Insulin makers have faced questioning this year for their drug pricing practices – a class-action lawsuit filed in the U.S. District Court of Massachusetts in January alleges that Sanofi (NYSE:SNY), Novo Nordisk (NYSE:NVO) and Eli Lilly (NYSE:LLY) conspired to raise their list prices to get access to pharmacy benefit managers’ preferred lists, instead of competing with each other based on real market prices.
Some of the lawsuits’ plaintiffs pay almost $900 each month for their diabetes medications, according to the lawsuit. In an apparent attempt to combat the criticism, Sanofi yesterday established the industry’s strictest price-hike cap by pledging to limit increases according to healthcare inflation, except for extreme cases.
The company said it will keep price increases in the U.S. for 2017 at or below the national health expenditures growth projection of 5.4%.
“We want everyone – including patients, providers, payers, PBMs, policy makers, regulators and our shareholders – to understand why we set prices as we do, and to reaffirm to them our commitment to the principles of access, affordability and innovation,” CEO Olivier Brandicourt said in prepared remarks. “We continue to believe our industry has a key role to play in delivering better outcomes for patients with innovative medicines that are cost-effective for the overall system.”

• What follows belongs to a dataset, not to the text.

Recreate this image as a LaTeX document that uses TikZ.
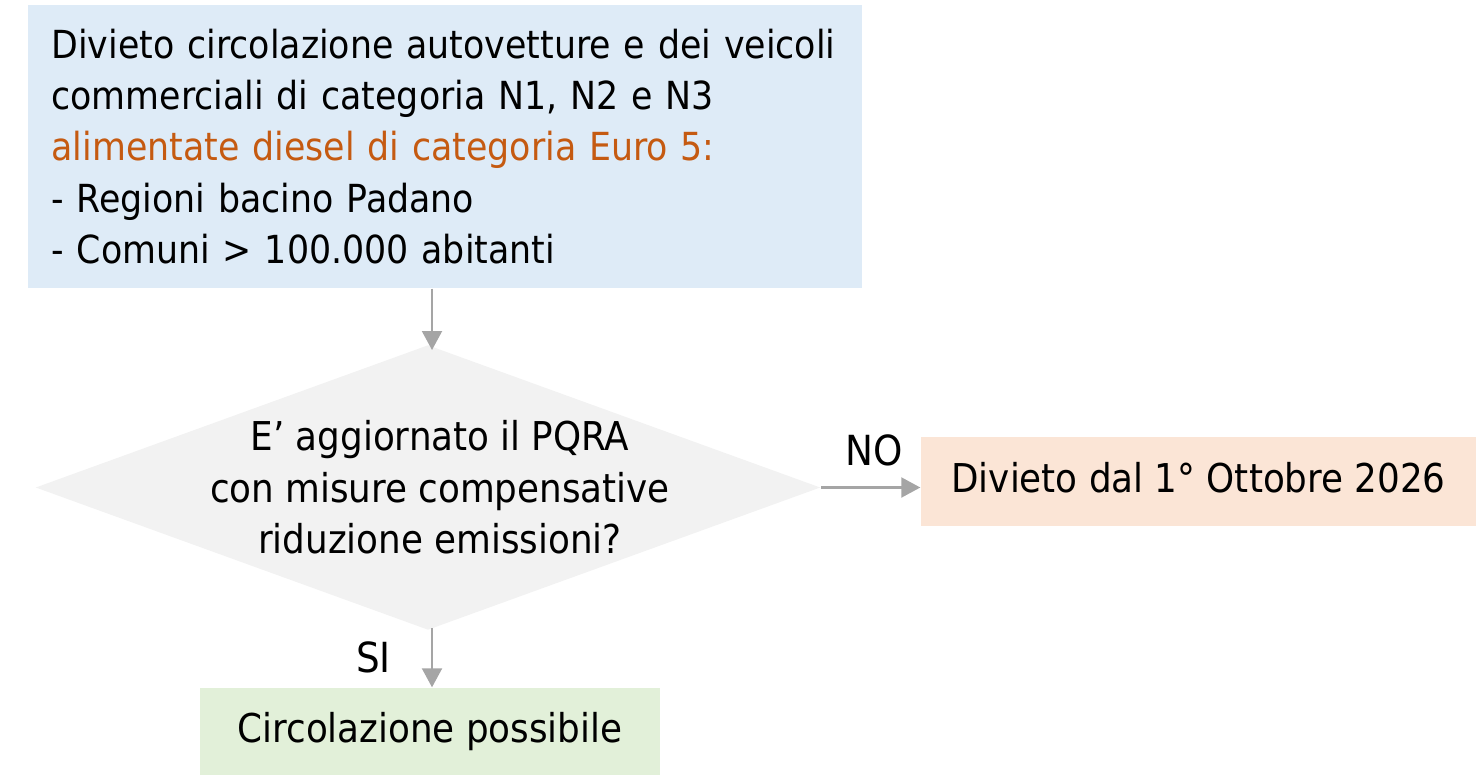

Sanofi added that it will disclose aggregate gross and net price increases in the future, saying that the company wants “to help people understand what aspects of the ultimate cost we can control, and where the levers are controlled by others.”
In 2016, Sanofi’s average list price relative to last year increased 4% across its U.S. portfolio, but net prices fell 2.1%.
Nordisk took a similar approach in December, when it committed to limiting annual price hikes to single-digit percentages.